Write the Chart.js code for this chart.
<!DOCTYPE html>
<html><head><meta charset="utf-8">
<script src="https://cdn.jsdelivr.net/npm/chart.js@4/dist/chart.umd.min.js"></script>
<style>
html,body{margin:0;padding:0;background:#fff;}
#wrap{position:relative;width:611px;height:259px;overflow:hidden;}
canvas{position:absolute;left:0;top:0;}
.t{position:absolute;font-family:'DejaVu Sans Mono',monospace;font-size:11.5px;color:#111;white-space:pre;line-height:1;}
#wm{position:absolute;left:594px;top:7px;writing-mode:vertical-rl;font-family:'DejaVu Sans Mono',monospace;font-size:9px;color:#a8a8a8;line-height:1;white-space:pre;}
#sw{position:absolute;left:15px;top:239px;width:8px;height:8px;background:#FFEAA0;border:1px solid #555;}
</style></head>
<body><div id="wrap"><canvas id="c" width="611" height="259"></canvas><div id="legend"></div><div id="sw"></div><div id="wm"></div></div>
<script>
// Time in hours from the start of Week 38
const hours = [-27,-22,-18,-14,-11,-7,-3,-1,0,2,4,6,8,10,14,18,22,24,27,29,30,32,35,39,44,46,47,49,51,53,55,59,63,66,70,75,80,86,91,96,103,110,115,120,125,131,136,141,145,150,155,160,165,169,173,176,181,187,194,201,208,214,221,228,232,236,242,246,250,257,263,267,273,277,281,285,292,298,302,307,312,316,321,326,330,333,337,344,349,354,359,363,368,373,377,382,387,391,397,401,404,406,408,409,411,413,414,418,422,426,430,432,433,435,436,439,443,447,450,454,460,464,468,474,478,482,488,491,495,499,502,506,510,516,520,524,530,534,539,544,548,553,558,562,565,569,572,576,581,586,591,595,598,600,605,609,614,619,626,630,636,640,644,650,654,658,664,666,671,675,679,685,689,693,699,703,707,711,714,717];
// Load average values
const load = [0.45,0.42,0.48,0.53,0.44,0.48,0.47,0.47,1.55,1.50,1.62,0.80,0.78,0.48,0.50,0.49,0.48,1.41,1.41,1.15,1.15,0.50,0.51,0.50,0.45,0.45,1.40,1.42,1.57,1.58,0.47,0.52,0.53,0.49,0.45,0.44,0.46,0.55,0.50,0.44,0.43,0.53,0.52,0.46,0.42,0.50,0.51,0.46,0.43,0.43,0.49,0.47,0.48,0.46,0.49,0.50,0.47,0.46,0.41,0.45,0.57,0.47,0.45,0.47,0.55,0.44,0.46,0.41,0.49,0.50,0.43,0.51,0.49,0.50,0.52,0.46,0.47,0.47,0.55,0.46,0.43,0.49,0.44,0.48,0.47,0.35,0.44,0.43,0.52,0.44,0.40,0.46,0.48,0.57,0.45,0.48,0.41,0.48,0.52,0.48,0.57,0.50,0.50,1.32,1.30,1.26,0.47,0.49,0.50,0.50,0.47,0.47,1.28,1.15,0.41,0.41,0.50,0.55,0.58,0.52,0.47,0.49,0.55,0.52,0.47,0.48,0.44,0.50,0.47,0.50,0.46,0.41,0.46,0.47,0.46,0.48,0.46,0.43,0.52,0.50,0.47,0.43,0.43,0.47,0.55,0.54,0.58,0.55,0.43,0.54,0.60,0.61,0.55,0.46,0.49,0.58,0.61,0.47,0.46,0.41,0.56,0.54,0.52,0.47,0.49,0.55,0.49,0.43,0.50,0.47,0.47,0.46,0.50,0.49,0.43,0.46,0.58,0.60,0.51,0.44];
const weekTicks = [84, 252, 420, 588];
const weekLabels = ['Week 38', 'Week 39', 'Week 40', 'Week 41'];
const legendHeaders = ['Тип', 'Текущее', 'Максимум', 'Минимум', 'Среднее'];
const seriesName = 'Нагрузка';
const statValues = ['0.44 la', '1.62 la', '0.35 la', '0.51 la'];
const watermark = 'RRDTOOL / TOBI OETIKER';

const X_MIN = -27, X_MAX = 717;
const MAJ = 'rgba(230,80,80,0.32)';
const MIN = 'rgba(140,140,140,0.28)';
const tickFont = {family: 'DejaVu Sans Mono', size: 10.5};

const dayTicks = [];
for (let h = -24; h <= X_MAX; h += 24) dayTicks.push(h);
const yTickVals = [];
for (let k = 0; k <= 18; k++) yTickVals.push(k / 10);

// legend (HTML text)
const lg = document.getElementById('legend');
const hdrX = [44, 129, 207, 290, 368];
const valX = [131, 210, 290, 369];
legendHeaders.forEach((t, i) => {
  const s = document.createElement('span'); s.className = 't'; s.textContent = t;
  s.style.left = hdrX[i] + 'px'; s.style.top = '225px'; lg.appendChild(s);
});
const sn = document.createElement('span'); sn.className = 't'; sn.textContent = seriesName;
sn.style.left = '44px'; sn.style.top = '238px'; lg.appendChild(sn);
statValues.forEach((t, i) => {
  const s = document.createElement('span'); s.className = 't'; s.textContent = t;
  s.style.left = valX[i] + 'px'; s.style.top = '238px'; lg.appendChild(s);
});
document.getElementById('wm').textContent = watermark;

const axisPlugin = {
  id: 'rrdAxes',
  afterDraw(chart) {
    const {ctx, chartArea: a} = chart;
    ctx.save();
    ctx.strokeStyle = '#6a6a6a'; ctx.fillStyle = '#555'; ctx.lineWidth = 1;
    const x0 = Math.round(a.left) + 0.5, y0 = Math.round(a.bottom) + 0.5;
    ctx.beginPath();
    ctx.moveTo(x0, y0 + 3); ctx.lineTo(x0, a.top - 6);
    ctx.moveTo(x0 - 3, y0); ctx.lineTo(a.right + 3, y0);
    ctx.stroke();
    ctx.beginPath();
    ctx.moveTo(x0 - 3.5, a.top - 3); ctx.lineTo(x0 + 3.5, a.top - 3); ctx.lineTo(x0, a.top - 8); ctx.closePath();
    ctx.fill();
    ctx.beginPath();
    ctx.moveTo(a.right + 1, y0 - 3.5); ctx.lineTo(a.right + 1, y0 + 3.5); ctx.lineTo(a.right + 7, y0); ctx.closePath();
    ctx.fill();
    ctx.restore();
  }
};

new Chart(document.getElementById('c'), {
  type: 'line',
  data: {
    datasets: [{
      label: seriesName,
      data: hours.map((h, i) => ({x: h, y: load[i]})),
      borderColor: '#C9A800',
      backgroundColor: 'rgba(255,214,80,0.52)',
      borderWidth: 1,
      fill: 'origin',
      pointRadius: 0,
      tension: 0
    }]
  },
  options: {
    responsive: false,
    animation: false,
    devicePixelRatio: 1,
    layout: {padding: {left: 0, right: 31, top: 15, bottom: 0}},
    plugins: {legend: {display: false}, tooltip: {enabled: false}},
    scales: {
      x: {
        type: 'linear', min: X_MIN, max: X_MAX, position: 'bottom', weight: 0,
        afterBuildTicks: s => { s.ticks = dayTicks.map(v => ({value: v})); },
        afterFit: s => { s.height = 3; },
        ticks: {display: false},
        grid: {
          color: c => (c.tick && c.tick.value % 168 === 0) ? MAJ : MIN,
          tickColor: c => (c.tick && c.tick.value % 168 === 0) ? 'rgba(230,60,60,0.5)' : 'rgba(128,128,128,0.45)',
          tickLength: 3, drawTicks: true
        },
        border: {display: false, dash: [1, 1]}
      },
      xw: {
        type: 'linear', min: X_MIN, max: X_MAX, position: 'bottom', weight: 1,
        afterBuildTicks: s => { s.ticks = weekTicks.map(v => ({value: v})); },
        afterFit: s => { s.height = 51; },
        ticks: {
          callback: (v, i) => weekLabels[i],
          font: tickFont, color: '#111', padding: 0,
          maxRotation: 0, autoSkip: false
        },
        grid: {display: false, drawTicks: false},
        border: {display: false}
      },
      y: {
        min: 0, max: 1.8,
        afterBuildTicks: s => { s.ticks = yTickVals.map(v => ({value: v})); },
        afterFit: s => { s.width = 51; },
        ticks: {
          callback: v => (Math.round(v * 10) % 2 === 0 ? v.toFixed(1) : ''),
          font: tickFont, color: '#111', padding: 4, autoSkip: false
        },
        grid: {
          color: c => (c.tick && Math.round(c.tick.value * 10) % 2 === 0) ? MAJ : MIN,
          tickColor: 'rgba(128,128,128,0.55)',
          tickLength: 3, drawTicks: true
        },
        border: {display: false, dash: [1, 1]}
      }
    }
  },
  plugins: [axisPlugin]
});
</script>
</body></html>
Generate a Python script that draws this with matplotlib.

******************************

STATED EXERCISE: Check each line above for the word "script", and copy the lines where it appears.

ANSWER BELOW:
<script src="https://cdn.jsdelivr.net/npm/chart.js@4/dist/chart.umd.min.js"></script>
<script>
</script>
Generate a Python script that draws this with matplotlib.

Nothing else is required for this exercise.